*REQUIREMENTS*:
Across the listing below, how many lines hold "page"? Reply with the number by itself.

*DATASET*:
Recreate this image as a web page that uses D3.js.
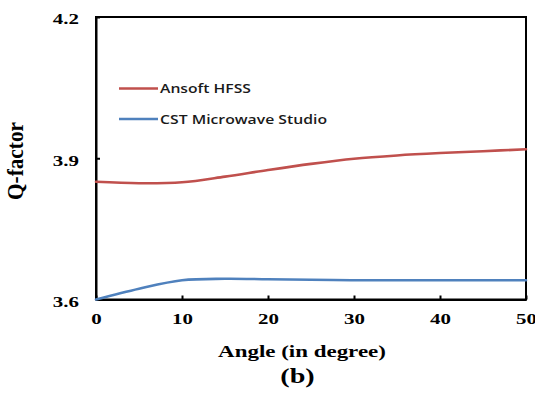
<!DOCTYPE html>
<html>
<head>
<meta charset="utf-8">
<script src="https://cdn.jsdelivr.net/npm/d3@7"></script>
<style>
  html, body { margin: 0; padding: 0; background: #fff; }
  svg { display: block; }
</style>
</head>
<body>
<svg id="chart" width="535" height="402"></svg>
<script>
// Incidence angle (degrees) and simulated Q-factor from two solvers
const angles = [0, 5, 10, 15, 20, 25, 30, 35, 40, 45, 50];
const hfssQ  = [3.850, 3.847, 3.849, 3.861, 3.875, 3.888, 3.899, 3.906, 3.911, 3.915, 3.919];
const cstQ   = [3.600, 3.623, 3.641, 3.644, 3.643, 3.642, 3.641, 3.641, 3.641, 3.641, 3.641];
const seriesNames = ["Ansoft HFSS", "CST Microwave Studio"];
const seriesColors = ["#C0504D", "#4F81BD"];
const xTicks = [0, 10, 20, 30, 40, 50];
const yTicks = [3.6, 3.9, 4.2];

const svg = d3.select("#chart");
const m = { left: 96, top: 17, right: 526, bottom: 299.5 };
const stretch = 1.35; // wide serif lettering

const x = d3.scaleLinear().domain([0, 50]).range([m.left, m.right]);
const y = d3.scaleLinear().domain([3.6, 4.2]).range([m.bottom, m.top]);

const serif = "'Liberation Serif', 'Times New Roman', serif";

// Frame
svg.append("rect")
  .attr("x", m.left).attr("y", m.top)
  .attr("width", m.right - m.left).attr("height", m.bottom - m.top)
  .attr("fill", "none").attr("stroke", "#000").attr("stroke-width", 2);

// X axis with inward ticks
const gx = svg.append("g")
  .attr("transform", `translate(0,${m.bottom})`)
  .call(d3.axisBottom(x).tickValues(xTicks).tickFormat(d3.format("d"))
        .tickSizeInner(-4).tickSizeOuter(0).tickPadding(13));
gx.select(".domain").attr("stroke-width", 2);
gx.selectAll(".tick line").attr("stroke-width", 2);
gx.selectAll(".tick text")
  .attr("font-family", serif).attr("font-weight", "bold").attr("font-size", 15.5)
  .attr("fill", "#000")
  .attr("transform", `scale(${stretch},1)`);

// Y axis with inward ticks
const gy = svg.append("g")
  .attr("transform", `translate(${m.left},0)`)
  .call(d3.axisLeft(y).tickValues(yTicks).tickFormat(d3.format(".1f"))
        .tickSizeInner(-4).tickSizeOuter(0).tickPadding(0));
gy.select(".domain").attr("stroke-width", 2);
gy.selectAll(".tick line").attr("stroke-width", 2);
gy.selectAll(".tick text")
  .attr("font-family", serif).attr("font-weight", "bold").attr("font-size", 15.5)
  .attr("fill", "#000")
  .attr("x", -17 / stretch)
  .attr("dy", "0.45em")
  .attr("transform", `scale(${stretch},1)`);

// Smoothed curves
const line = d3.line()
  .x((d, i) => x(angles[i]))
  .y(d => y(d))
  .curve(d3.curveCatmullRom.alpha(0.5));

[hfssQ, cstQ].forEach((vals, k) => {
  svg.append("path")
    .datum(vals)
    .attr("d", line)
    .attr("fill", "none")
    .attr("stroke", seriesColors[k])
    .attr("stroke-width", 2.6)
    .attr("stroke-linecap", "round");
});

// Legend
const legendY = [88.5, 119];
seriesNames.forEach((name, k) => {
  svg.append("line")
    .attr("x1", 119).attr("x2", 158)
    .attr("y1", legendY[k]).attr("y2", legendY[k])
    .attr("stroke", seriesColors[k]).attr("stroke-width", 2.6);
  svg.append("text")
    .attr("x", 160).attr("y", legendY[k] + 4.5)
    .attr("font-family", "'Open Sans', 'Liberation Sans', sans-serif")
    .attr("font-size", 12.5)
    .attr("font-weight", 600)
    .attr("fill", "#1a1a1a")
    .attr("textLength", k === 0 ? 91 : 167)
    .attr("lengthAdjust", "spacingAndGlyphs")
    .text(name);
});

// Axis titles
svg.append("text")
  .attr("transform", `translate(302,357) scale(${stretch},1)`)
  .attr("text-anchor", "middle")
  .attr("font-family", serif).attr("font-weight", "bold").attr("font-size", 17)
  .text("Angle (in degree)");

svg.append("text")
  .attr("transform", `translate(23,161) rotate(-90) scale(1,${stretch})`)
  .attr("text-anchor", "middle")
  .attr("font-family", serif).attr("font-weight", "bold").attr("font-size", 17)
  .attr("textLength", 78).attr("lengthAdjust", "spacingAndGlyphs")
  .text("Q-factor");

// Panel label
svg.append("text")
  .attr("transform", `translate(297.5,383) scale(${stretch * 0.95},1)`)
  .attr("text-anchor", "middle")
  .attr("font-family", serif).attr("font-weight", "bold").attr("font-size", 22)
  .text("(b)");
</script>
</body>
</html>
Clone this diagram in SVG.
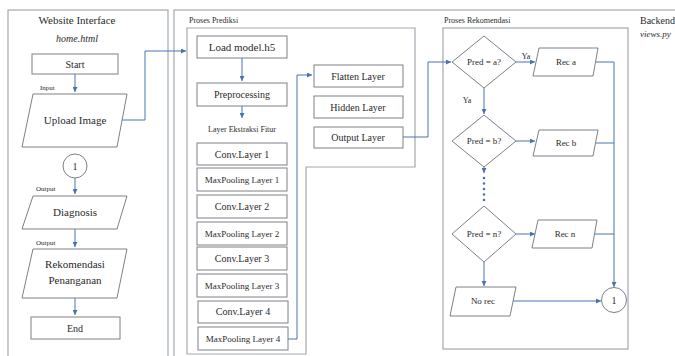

--

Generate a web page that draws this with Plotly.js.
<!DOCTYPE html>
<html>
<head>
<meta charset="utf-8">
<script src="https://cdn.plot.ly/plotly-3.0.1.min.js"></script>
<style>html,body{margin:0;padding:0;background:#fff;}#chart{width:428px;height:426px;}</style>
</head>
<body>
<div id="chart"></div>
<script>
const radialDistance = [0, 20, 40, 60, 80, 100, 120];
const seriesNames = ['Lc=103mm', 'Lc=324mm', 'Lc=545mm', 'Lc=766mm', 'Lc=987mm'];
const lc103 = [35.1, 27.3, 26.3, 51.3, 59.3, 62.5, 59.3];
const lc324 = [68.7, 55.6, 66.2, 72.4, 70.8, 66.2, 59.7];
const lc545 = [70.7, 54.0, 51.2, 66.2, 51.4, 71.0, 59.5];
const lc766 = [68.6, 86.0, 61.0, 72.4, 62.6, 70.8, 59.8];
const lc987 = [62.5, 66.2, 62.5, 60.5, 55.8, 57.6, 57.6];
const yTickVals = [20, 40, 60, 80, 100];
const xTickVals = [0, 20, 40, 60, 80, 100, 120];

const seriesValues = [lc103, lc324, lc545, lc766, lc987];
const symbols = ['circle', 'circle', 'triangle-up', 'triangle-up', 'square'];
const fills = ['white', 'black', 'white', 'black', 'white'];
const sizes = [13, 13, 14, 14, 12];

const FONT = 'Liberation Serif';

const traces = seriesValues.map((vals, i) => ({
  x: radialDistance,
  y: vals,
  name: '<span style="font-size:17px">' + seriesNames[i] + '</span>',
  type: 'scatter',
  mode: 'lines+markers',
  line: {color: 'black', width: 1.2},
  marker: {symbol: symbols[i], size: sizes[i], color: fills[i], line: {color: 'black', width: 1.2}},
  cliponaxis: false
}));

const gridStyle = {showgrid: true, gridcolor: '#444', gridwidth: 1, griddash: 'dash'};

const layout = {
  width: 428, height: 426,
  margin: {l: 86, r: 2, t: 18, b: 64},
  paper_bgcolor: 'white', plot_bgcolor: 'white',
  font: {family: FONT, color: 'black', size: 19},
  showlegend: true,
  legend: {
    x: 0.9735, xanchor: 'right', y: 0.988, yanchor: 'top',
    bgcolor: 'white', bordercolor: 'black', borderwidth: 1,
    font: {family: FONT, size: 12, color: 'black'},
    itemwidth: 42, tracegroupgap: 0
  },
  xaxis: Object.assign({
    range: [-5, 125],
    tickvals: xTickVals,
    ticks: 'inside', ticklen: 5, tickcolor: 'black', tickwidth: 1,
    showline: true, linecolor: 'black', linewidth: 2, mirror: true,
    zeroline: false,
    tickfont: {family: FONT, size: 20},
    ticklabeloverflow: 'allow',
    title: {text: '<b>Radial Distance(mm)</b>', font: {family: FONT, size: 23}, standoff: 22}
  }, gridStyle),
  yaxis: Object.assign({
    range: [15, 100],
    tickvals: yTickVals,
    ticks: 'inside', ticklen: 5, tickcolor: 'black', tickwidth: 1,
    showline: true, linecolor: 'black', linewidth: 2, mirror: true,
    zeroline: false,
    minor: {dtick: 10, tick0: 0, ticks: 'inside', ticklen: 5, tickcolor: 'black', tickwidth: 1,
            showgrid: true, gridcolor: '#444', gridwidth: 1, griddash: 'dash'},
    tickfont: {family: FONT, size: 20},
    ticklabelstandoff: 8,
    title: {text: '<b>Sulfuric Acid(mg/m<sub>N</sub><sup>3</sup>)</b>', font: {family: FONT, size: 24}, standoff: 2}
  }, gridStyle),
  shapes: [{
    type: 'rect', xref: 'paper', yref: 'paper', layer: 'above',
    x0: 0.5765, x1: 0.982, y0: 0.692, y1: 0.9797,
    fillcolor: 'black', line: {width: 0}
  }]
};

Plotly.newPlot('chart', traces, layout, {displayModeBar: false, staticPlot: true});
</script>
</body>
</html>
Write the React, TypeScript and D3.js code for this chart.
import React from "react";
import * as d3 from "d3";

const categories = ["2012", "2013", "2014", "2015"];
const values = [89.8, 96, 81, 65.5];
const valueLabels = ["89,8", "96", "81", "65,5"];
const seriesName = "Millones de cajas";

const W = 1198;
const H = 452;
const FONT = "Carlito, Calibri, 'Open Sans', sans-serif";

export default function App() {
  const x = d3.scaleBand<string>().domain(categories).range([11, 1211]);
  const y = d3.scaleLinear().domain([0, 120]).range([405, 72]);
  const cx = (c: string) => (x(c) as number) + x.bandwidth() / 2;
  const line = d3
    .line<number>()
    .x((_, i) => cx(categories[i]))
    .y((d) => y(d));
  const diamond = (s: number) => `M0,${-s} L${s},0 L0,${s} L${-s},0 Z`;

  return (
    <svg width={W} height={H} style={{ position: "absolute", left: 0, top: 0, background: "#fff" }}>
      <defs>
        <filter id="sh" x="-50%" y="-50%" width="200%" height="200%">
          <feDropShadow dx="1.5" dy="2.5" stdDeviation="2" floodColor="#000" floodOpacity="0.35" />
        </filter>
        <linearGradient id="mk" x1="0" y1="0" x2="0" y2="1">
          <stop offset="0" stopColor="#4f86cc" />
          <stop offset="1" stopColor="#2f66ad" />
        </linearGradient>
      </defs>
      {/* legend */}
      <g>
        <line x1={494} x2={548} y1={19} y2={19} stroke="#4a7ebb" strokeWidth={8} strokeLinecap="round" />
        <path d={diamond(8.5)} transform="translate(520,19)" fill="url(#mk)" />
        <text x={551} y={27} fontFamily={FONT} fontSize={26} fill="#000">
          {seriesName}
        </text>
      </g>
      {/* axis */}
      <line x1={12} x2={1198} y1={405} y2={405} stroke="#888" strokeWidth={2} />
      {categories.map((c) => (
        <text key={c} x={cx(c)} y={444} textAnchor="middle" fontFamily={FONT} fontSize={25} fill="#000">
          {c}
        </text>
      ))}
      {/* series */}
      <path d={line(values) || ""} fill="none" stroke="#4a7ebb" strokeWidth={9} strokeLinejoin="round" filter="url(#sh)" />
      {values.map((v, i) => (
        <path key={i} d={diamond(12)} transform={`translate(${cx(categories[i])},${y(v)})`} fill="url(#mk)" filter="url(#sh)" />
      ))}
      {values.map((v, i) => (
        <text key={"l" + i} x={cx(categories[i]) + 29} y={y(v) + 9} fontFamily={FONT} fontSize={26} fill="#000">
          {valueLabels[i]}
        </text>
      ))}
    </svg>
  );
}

*EXERCISE SOLUTION*:
2